Only the lines from the first one through the line with "const magIdeal = [0, 0, 1, 1, 0, 0];" should be printed, exactly as they appear.

= RECORDS TO USE =
■ ■ ■ ■ ■

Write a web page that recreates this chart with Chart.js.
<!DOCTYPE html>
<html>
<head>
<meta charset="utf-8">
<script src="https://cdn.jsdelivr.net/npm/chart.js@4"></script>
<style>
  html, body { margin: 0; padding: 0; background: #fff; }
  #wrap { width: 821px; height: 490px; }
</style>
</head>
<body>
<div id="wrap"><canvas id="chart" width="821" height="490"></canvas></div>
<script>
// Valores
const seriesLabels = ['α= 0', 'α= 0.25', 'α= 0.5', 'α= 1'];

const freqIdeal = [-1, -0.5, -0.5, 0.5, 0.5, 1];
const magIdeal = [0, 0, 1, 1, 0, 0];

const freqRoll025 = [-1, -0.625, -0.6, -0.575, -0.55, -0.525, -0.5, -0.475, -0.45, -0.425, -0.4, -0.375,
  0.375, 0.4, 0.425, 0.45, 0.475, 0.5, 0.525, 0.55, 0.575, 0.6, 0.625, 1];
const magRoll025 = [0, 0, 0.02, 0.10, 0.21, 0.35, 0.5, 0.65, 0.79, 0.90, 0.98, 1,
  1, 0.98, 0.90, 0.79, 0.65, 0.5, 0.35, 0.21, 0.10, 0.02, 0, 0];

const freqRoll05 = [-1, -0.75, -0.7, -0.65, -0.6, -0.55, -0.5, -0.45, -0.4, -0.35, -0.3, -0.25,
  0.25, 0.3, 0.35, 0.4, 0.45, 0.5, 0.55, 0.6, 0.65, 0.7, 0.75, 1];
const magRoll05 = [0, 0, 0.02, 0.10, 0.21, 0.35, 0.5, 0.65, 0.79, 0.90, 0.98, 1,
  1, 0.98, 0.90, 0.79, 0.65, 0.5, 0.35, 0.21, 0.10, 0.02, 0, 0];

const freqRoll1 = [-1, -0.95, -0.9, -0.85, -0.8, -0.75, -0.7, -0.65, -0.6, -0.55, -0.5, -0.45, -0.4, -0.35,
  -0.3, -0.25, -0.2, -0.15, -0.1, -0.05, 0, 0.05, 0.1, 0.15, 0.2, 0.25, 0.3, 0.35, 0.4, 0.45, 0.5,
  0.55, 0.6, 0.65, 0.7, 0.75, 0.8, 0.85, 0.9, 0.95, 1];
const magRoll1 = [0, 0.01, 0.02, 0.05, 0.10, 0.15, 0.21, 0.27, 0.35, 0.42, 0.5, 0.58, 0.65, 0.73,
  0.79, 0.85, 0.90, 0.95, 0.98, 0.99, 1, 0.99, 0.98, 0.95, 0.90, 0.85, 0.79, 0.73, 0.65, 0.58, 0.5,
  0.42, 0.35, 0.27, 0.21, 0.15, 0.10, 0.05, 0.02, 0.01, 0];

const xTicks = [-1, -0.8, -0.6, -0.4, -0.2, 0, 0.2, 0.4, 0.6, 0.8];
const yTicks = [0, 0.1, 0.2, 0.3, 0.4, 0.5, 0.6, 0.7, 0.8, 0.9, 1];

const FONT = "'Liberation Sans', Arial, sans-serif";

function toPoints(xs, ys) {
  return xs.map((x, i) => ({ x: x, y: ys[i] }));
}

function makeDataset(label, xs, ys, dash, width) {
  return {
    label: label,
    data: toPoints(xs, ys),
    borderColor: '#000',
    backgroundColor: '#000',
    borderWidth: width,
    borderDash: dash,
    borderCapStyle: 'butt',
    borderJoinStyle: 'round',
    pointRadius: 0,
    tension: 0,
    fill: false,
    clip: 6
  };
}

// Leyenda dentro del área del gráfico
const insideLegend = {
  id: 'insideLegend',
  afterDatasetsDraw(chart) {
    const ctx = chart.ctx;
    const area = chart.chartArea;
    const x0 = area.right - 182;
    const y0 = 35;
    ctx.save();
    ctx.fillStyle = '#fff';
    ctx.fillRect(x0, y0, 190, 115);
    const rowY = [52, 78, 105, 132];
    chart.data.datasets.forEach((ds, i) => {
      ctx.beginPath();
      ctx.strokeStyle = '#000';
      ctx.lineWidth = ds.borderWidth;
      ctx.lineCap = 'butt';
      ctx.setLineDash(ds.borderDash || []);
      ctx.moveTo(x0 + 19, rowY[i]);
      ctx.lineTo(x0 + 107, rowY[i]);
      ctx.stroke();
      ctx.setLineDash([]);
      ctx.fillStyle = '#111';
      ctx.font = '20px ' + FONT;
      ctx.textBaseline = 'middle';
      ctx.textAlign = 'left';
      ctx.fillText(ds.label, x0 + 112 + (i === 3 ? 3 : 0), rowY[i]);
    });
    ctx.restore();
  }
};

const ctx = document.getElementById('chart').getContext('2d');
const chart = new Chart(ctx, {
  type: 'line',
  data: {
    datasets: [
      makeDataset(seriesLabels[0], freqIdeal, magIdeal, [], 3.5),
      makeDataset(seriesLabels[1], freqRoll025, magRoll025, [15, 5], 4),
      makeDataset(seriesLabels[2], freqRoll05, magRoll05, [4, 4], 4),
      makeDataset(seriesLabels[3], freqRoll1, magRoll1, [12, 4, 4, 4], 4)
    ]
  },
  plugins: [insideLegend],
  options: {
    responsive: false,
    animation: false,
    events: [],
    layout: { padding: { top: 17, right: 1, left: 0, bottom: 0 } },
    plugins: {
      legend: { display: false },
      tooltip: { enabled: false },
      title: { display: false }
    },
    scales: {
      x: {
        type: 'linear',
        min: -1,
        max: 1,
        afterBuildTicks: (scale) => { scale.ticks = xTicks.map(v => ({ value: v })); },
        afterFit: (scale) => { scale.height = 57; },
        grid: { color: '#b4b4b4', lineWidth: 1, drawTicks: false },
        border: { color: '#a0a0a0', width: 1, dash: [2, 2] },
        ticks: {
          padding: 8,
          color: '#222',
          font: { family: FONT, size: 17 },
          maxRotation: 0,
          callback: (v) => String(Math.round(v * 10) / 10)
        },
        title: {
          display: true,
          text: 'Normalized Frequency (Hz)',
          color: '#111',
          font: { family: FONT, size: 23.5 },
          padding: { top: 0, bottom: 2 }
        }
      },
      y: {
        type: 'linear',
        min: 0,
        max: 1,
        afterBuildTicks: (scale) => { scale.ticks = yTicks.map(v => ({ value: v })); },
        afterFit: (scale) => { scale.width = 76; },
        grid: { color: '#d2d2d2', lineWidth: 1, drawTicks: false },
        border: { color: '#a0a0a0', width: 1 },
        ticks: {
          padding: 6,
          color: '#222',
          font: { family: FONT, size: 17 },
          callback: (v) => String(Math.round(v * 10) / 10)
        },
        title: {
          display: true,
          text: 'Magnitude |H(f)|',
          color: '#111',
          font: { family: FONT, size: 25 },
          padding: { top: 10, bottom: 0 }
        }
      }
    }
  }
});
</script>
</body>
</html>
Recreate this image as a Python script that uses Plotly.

■ ■ ■ ■ ■

= FULL OUTPUT =
Write a web page that recreates this chart with Chart.js.
<!DOCTYPE html>
<html>
<head>
<meta charset="utf-8">
<script src="https://cdn.jsdelivr.net/npm/chart.js@4"></script>
<style>
  html, body { margin: 0; padding: 0; background: #fff; }
  #wrap { width: 821px; height: 490px; }
</style>
</head>
<body>
<div id="wrap"><canvas id="chart" width="821" height="490"></canvas></div>
<script>
// Valores
const seriesLabels = ['α= 0', 'α= 0.25', 'α= 0.5', 'α= 1'];

const freqIdeal = [-1, -0.5, -0.5, 0.5, 0.5, 1];
const magIdeal = [0, 0, 1, 1, 0, 0];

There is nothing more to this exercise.